» **What you will do**: Copy the lines of the data below exactly, starting at the first and stopping after the line that contains "const yMin = 0, yMax = 60, yStep = 10;"; include no pictures.

** START OF Information shown **

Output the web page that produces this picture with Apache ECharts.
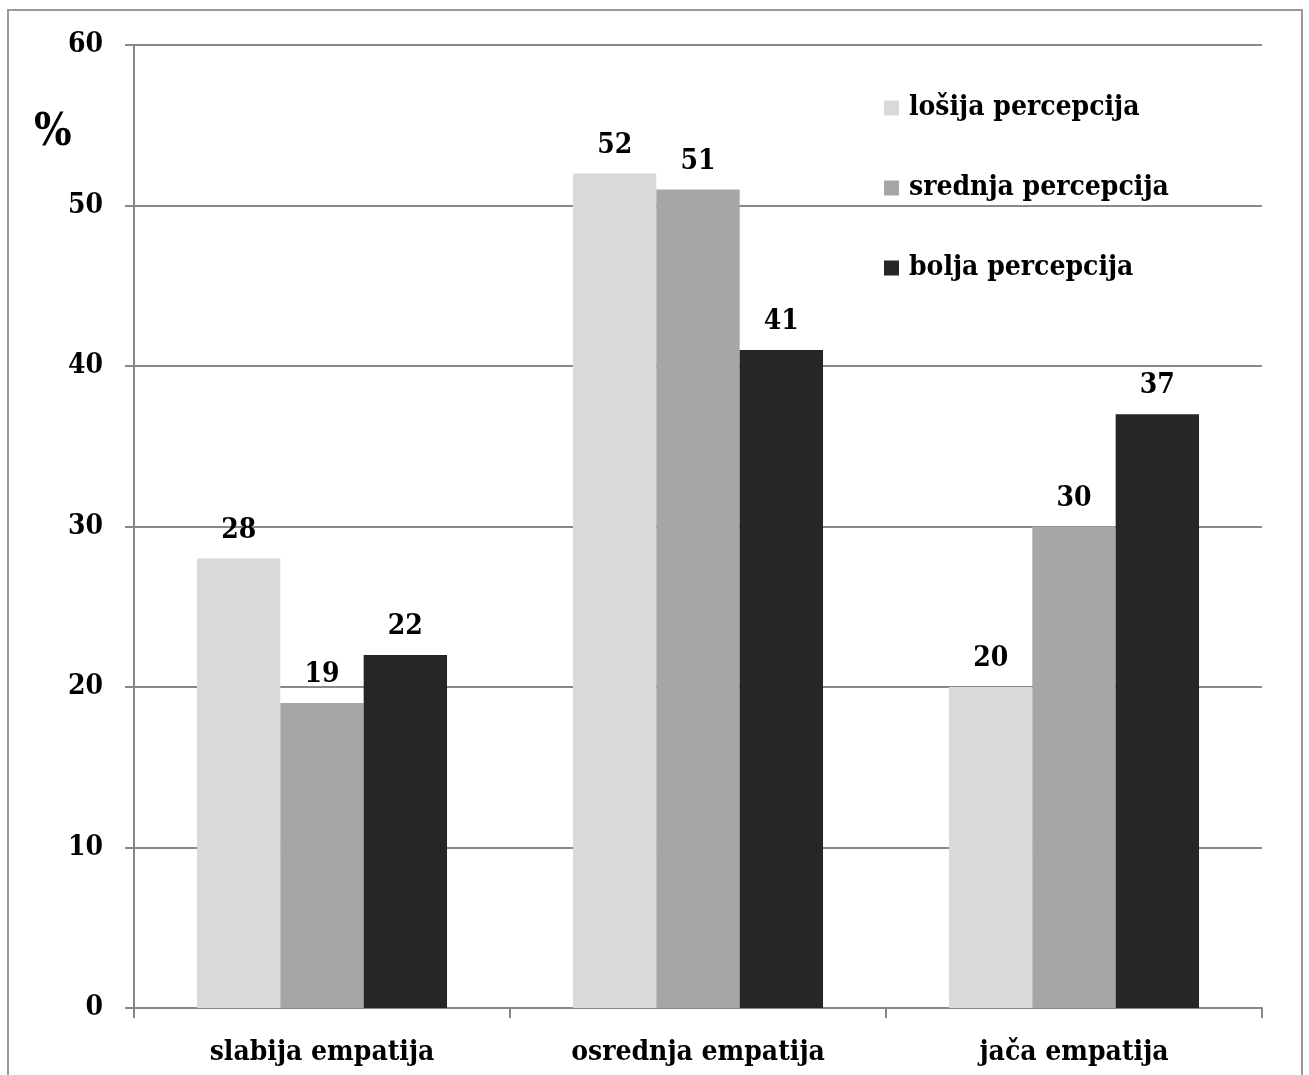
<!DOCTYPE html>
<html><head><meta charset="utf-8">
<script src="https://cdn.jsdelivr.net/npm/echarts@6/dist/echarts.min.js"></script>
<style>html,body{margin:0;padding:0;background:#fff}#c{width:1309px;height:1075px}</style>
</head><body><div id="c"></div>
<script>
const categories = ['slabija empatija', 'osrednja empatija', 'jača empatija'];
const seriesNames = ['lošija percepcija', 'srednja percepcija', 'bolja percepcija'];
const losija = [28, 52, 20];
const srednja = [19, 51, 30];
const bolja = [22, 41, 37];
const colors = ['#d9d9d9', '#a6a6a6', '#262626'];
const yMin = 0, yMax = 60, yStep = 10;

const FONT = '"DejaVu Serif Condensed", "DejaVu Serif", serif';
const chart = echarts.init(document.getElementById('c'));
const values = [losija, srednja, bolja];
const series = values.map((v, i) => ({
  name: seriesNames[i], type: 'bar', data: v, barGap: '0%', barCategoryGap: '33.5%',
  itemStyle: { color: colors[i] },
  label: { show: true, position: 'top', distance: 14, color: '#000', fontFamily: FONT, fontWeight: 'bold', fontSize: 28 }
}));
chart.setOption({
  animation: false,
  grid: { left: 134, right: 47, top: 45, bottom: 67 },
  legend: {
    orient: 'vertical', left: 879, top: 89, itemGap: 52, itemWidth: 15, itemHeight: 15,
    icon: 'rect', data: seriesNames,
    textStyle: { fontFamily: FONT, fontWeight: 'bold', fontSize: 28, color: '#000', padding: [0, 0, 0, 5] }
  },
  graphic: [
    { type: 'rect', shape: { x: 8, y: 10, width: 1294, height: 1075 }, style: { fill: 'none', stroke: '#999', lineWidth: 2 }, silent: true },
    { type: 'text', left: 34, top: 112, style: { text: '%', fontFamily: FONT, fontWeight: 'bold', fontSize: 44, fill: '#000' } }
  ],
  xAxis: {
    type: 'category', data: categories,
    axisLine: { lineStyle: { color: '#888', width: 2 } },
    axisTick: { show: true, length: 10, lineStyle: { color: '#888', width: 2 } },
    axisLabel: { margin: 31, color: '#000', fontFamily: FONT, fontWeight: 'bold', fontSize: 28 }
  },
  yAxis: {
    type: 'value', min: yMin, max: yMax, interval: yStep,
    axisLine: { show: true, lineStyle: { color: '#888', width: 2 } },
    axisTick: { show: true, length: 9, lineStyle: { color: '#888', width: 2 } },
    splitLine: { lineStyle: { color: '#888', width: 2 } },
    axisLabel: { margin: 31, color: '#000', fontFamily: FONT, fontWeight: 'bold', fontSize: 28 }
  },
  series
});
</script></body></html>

** END OF Information shown **

» **Answer below**:
Output the web page that produces this picture with Apache ECharts.
<!DOCTYPE html>
<html><head><meta charset="utf-8">
<script src="https://cdn.jsdelivr.net/npm/echarts@6/dist/echarts.min.js"></script>
<style>html,body{margin:0;padding:0;background:#fff}#c{width:1309px;height:1075px}</style>
</head><body><div id="c"></div>
<script>
const categories = ['slabija empatija', 'osrednja empatija', 'jača empatija'];
const seriesNames = ['lošija percepcija', 'srednja percepcija', 'bolja percepcija'];
const losija = [28, 52, 20];
const srednja = [19, 51, 30];
const bolja = [22, 41, 37];
const colors = ['#d9d9d9', '#a6a6a6', '#262626'];
const yMin = 0, yMax = 60, yStep = 10;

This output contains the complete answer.